Kraft, who is also director of Ohio State’s Sports and Society Initiative, has maintained a synchronous element to her classes but limited the twice weekly session to no more than an hour. Each session is broken into short models that allow students to keep focused and stay engaged.
Classes often start with a fun poll (topics have included biggest challenges with new learning environments, Tiger King, and political and sports news) and conversation around that topic incorporating chat and live voices.
She then uses breakout rooms to allow students to conduct small group work for a low-stakes assessment or a short project related to the day’s learning goals, before coming together as a group to share their work and thoughts.
Guest speakers with expertise in the topic area will often join to add a voice and perspective, and the use of chat has made for even greater engagement from students.
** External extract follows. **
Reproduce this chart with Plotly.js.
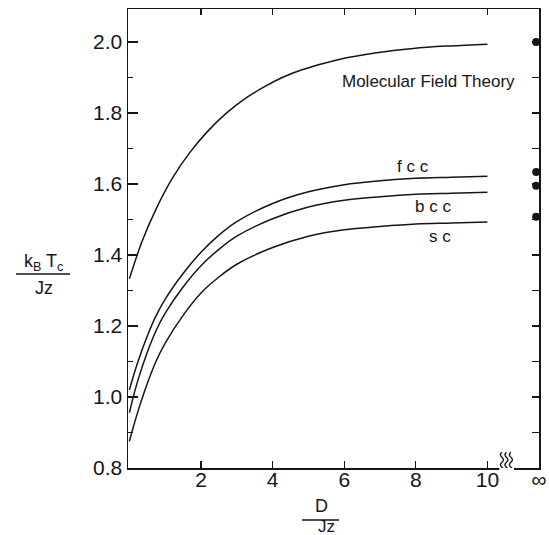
<!DOCTYPE html>
<html>
<head>
<meta charset="utf-8">
<script src="https://cdn.plot.ly/plotly-3.0.1.min.js"></script>
<style>html,body{margin:0;padding:0;background:#fff;}#chart{width:549px;height:535px;}</style>
</head>
<body>
<div id="chart"></div>
<script>
// D/Jz values and kB Tc / Jz values
const D_mft  = [0, 0.36, 0.77, 1.21, 1.69, 2.19, 2.70, 3.22, 3.75, 4.27, 4.80, 5.85, 6.90, 7.93, 8.95, 10.0];
const Tc_mft = [1.333, 1.440, 1.535, 1.618, 1.689, 1.749, 1.799, 1.840, 1.873, 1.900, 1.921, 1.951, 1.970, 1.982, 1.989, 1.994];

const D_lat  = [0, 0.1, 0.25, 0.5, 0.75, 1.0, 1.5, 2.0, 2.5, 3.0, 4.0, 5.0, 6.0, 7.0, 8.0, 9.0, 10.0];
const Tc_fcc = [1.020, 1.055, 1.103, 1.172, 1.230, 1.276, 1.348, 1.408, 1.456, 1.494, 1.545, 1.578, 1.598, 1.609, 1.616, 1.619, 1.622];
const Tc_bcc = [0.956, 0.997, 1.051, 1.126, 1.188, 1.236, 1.310, 1.370, 1.416, 1.453, 1.502, 1.535, 1.554, 1.564, 1.571, 1.574, 1.577];
const Tc_sc  = [0.875, 0.912, 0.963, 1.038, 1.102, 1.152, 1.230, 1.293, 1.338, 1.374, 1.421, 1.453, 1.471, 1.480, 1.487, 1.490, 1.493];

// limiting values at D/Jz = infinity (dots on right axis)
const Tc_inf = [2.0, 1.634, 1.595, 1.508];

const xTickVals = [2, 4, 6, 8, 10];
const xTickText = ['2', '4', '6', '8', '10'];
const infLabel = '\u221E';

const FONT = 'Liberation Sans, Arial, sans-serif';
const INK = '#161616';
const X_MAX = 11.44;
const INF_X = 11.36;
const YR = [0.8, 2.093];

const curveLine = {color: INK, width: 1.5, shape: 'spline', smoothing: 1};
const traces = [
  {x: D_mft, y: Tc_mft, mode: 'lines', line: curveLine, hoverinfo: 'skip'},
  {x: D_lat, y: Tc_fcc, mode: 'lines', line: curveLine, hoverinfo: 'skip'},
  {x: D_lat, y: Tc_bcc, mode: 'lines', line: curveLine, hoverinfo: 'skip'},
  {x: D_lat, y: Tc_sc,  mode: 'lines', line: curveLine, hoverinfo: 'skip'},
  {x: Tc_inf.map(() => INF_X), y: Tc_inf, mode: 'markers', xaxis: 'x', yaxis: 'y2',
   marker: {color: INK, size: 8}, cliponaxis: false, hoverinfo: 'skip'},
  {x: [0], y: [1], mode: 'markers', xaxis: 'x2', yaxis: 'y', marker: {opacity: 0}, hoverinfo: 'skip'}
];

function sq(dx) {
  return 'M' + dx + ',-10 Q' + (dx + 3) + ',-7.5 ' + dx + ',-5 Q' + (dx - 3) + ',-2.5 ' + dx + ',0 Q' +
    (dx + 3) + ',2.5 ' + dx + ',5 Q' + (dx - 3) + ',7.5 ' + dx + ',10';
}

const W = 411, H = 459, L = 128, T = 9;
function px(xp) { return (xp - L) / W; }
function py(yp) { return (T + H - yp) / H; }

function note(text, x, y, size, ref) {
  return {text: text, x: x, y: y, xref: ref, yref: ref, showarrow: false,
          xanchor: 'center', yanchor: 'middle', font: {family: FONT, size: size, color: INK}};
}

const layout = {
  width: 549, height: 535,
  margin: {l: 128, r: 10, t: 9, b: 67, pad: 0},
  paper_bgcolor: '#fff', plot_bgcolor: '#fff',
  showlegend: false,
  font: {family: FONT, color: INK},
  xaxis: {
    range: [-0.039, X_MAX], showline: true, linewidth: 1.5, linecolor: INK,
    ticks: 'inside', ticklen: 7, tickwidth: 1.3, tickcolor: INK,
    tickmode: 'array', tickvals: xTickVals.concat([X_MAX]), ticktext: xTickText.concat([infLabel]),
    tickfont: {family: FONT, size: 21, color: INK}, ticklabelstandoff: -8,
    showgrid: false, zeroline: false
  },
  xaxis2: {
    overlaying: 'x', side: 'top', anchor: 'y', range: [-0.039, X_MAX],
    showline: true, linewidth: 1.5, linecolor: INK,
    ticks: 'inside', ticklen: 6, tickwidth: 1.3, tickcolor: INK,
    tickmode: 'array', tickvals: xTickVals, showticklabels: false,
    showgrid: false, zeroline: false
  },
  yaxis: {
    range: YR, showline: true, linewidth: 1.5, linecolor: INK,
    ticks: 'inside', ticklen: 10, tickwidth: 1.3, tickcolor: INK,
    tickmode: 'linear', tick0: 0.8, dtick: 0.2, tickformat: '.1f',
    minor: {ticks: 'inside', ticklen: 5, tickwidth: 1.3, tickcolor: INK, tick0: 0.8, dtick: 0.1},
    tickfont: {family: FONT, size: 21, color: INK},
    showgrid: false, zeroline: false
  },
  yaxis2: {
    overlaying: 'y', side: 'right', anchor: 'x', range: YR,
    showline: true, linewidth: 1.5, linecolor: INK,
    ticks: 'inside', ticklen: 7, tickwidth: 1.3, tickcolor: INK,
    tickmode: 'linear', tick0: 0.8, dtick: 0.1, showticklabels: false,
    showgrid: false, zeroline: false
  },
  shapes: [
    {type: 'rect', xref: 'x', yref: 'paper', x0: 10.33, x1: 10.74, y0: -0.012, y1: 0.012,
     fillcolor: '#fff', line: {width: 0}, layer: 'above'},
    {type: 'path', xref: 'x', yref: 'y', xsizemode: 'pixel', ysizemode: 'pixel',
     xanchor: 10.53, yanchor: 0.816, path: sq(-4.5) + ' ' + sq(0) + ' ' + sq(4.5),
     line: {color: INK, width: 1.4}, layer: 'above'},
    // y-title fraction bar
    {type: 'line', xref: 'paper', yref: 'paper', x0: px(16), x1: px(70), y0: py(274), y1: py(274),
     line: {color: INK, width: 1.3}},
    // x-title fraction bar
    {type: 'line', xref: 'paper', yref: 'paper', x0: px(302), x1: px(339), y0: py(520), y1: py(520),
     line: {color: INK, width: 1.3}}
  ],
  annotations: [
    Object.assign(note('Molecular Field Theory', 8.34, 1.889, 17, 'x'), {yref: 'y'}),
    Object.assign(note('f c c', 7.92, 1.650, 17, 'x'), {yref: 'y'}),
    Object.assign(note('b c c', 8.48, 1.537, 17, 'x'), {yref: 'y'}),
    Object.assign(note('s c', 8.68, 1.453, 17, 'x'), {yref: 'y'}),
    note('k<sub>B</sub> T<sub>c</sub>', px(43), py(262), 18, 'paper'),
    note('Jz', px(44), py(288), 18, 'paper'),
    note('D', px(321), py(506), 18, 'paper'),
    note('Jz', px(326), py(526), 17, 'paper')
  ]
};

Plotly.newPlot('chart', traces, layout, {staticPlot: true, displayModeBar: false});
</script>
</body>
</html>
Kraft has also sought to engage students outside of classes with a variety of activities, including:
- Zoom calls with sports figures like Indy car driver Graham Rahal and college football broadcaster Kirk Herbstreit
- Journalism-themed movie nights using Netflix Party to chat during films
- Zoom bingo
- A Crossword puzzle with campus-themed clues for extra credit.
She also communicates regularly on Twitter and using class Slack channels so students know they have a voice and an advocate beyond class time.
“It is so important, especially now, to realize our students are people first—people who are doing their best to stay stable amid an ever-changing environment,” she said. “Classes cannot be simple lectures and assignments. We need to engage the whole person and make sure our students know the faculty are partners in their learning process.”
Her April calendar offers daily challenges, like bringing a snack to class or changing their Zoom profile to a favorite image.